Alinea

Provinces

Alinea is split into three types of regions: provinces, administered by players; crown land, administered by staff; and territories, which are unadministered. The rest of this page focuses on provinces.

Why provinces?

By splitting the server up into provinces, we obtain two main benefits:

  • Different groups prefer different rules, building styles, and ways of managing land. Provinces let like-minded players organise their own space.
  • Space is limited. Players earn landscrips based on activity, and provinces must pay landscrips to hold land. This allows active communities to sustain a larger area without unused land being held indefinitely.

This also creates a competitive dynamic: provinces are continuously competing to improve their organisation and especially their tax efficiency, to attract citizens and afford their land.

How are provinces organised?

Every province is led by a single ruler. This ruler represents the province to the server administration and is accountable for ensuring the province abides by server rules.

How the province is run beyond that is entirely up to the ruler. Rulers can govern alone, appoint deputies, form councils, or even hold elections. Provinces can be highly centralised, fully communal, or anything in between.

Taxes

Every province must pay a weekly provincial tax to the Crown. This payment is what allows the province to continue existing. If the tax cannot be paid, the province risks fines, replacement of the ruler, or full disbandment. Because of this, securing a stable income stream is one of the province’s core responsibilities: without steady funding, it cannot survive.

The provincial tax is paid in either cc/gc or landscrips.

The server administration will keep provincial rulers updated on their provincial taxes and how to pay them. Tax rates can change without prior warning and fluctuate quite widely, so provinces are advised to keep a buffer of funds to deal with sudden increases.

Local taxes

One way provinces can build these income streams is by levying local taxes on their members.

“Member” is a broad term here: a province does not need to use that exact word, or any word at all. What matters is that there is a clear, mutual understanding that a player holds a defined status in the province, and that this status comes with specific taxes that were clearly communicated beforehand. Provinces may define fixed billing periods for local taxes, for example weekly.

If the province ends the relationship, the player is not liable for any taxes that would only become due after the relationship ended. If the player ends the relationship, the province may still charge any local taxes that become due at the next scheduled billing moment, but only under the terms that were in effect while the relationship existed.

A province may change the taxes it levies, including with immediate effect. When a tax is increased, any affected player must be able to immediately end the relationship that makes them subject to that tax once they are notified of the change. Ending the relationship prevents the increased part from applying at any future billing moment, but does not cancel taxes that are already due or that become due at the next scheduled billing moment under the old terms. Whenever a province changes its taxes, it must clearly state how a player can end their membership or equivalent status.

Provincial authority

Provinces have the right to regulate what happens within their borders. A ruler may set local rules on three main areas: who may enter or be present in the province, how land and buildings are used, and how players are expected to behave while in the province.
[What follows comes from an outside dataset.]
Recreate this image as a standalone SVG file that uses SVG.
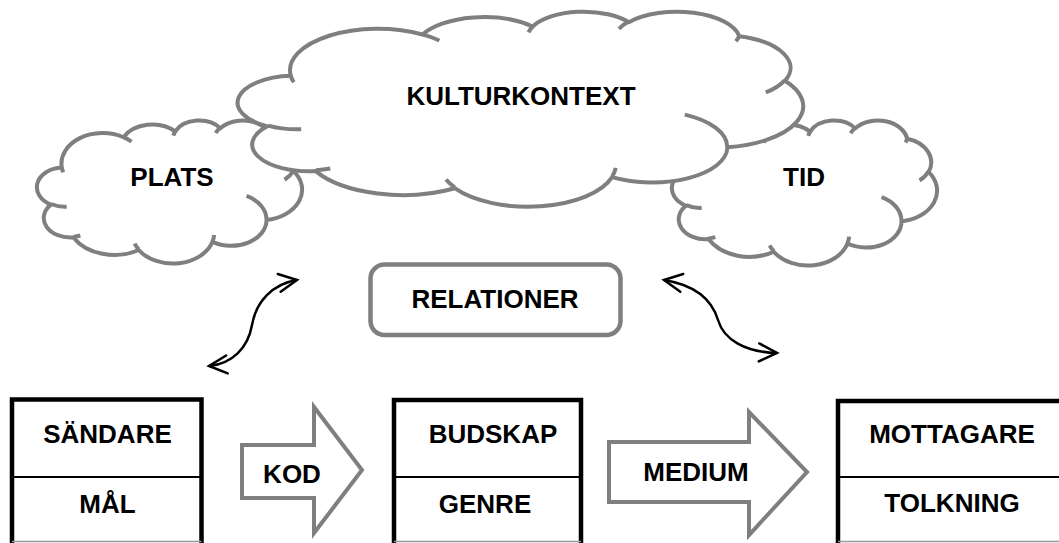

In practice, this can include rules about who is allowed to enter or stay in certain areas, what building styles, themes, or materials are permitted, who may use provincial infrastructure or shared resources, and what forms of PvP or other conduct are allowed or banned. Local rules must be written down and easy to find. A rule can only be enforced if players had a fair chance to know it in advance.

Enforcement

Rulers are responsible for enforcing their provincial rules. They can do this in three main ways:

  • They can evict a player from any land or space they occupy.
  • They can issue fines to players who break clearly published provincial rules or fail to meet obligations under those rules.
  • They can escalate issues to the server administration when a situation cannot be resolved within the province or goes beyond provincial authority.

Evictions

When a player occupies land or space in a province, the province may evict them. Each province must publish a clear eviction notice period. A province that fails to do so will have an assumed notice period of 7 days. An eviction starts when the player is notified and only takes effect once the notice period has fully elapsed. Until then, the player retains access to the space for the purpose of removing their belongings.

If a province shortens its eviction notice period, the change applies gradually to existing land use. From the moment the change is announced, the minimum notice that must be given to current occupants decreases at a steady pace: for each day that passes after the announcement, the minimum required notice decreases by one day, until it reaches the new notice period. Any land use that begins after the announcement is immediately subject to the new notice period.

If land use is tied to taxes, those terms are fixed for the duration of the notice period. Provinces may not alter them for a player who is already in the process of being evicted.

Fines

Provinces may issue fines to enforce provincial rules that were clearly communicated in advance. Fine amounts must be established ahead of time, applied consistently, intended to discourage rule breaking or cover the costs of violations, must not be unreasonably high for the infraction, and may not exceed 0.50 gc.

Any fine must be issued with a written and signed book. This book must state:

  • the rule or infraction that was violated,
  • the date of the infraction,
  • the amount of the fine, and
  • that the player has the right to dispute the fine by contacting the server administration.

A copy of this book must be provided to the server administration within 7 days.

If a province has its own dispute or appeal mechanism, it may require players to use that first, provided this requirement is clearly communicated and does not prevent escalation to the server administration.